Thirty Days of CCS #13: Reilly Hadden

Reilly Hadden has an intriguing series called Astral Birth Canal, which reminds me a bit of the early Chuck Forsman Snake Oil series. There are interlocking, nightmarish fantasy stories that weave in and out of each other. One follows a girl who appears in a forest and is immediately surrounded by giant crows, one of whom places a noose around her neck. She becomes friends with a bird girl and ends up in an even worse situation, in the sky house of a demonic figure on stilts. Then there's a narrative that features a young boy waiting for his warrior father to come home, but when the event happens, his father ignores him. A third narrative involves a peaceful race creating a warrior to avenge their yearly disaster when a monster comes around to raid their city. The warrior is surprised to find that the monster robbed them to build a staircase to the sun--and she is invited to join the monster.

All of this happens in just the first issue, and the other three issues follow from this. I'm not sure how much of this was planned out and how much of the storytelling wound up as improvisation; either way, there's an appealing looseness to Hadden's line without sacrificing coherent narrative structure. If it is improv, then he's following the rules of long-form improv, a story-based art that keeps adding on to an initial premise while creating surprising links between sketches through callbacks. The second issue (in glorious color) features the stubby young boy, Edward (son of Bork) trying to find his dad and winding up in a series of caves suspiciously shaped like his father. The third issue finds the female warrior going up the stairs, only to have the narrative pulled back to reveal that the demonic feature was reading a story to the girls--and literally ripped the face off of the bird girl when she tried to escape. The fourth issue is a cosmic adventure featuring Bork that ties back in with the second issue.

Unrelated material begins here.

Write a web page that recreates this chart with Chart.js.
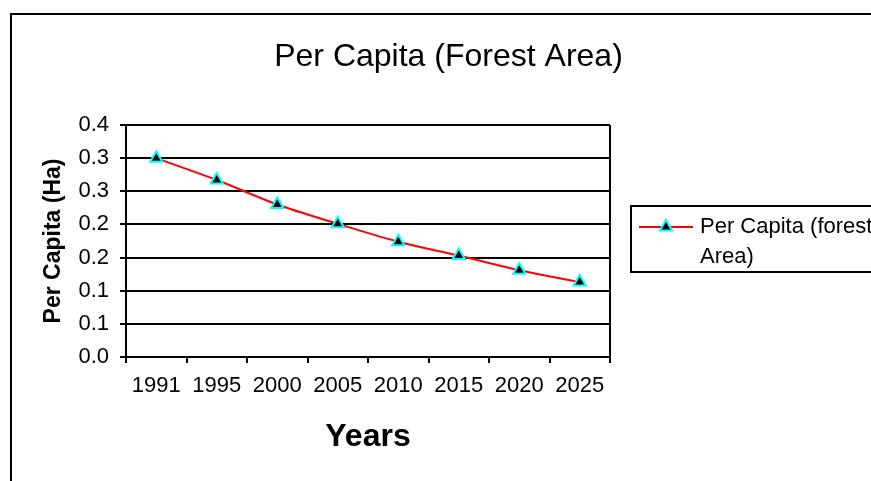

What's immediately noticeable about this series is that it has so many possible but disparate influences that it's impossible to really isolate them, because Hadden has created his own style and visual language. I mentioned Forsman before, but there's touches of Jack Kirby, Josh Simmons, Chester Brown and possibly Jesse Moynihan as well. Horror and absurdity are mixed in equal measure, often in the same panel. The effect is disorienting, even dizzying, at times, as Hadden's aim is to keep the reader off-balance while still keeping his various narratives afloat. In many ways, Astral Birth Canal feels like a comics PhD project, where Hadden is exploring different styles and techniques while attempting to expand his limitations. There are still plenty of rough spots as he doesn't quite stick the landing on some of the drawings, and the line between loose cartooning and sloppy cartooning can be a thin one. That said, Hadden's greatest attribute is his understanding of effective and memorable character design, putting weird characters into strange situations with a great deal of restraint. Every issue expands on the ideas more and more, as each of the characters must deal with being out of place and in a totally insane new steady-state. While there are lots of fantasy and horror trappings to be found here, it's all in the service of a greater psychological probing of his characters and not just dumb fun.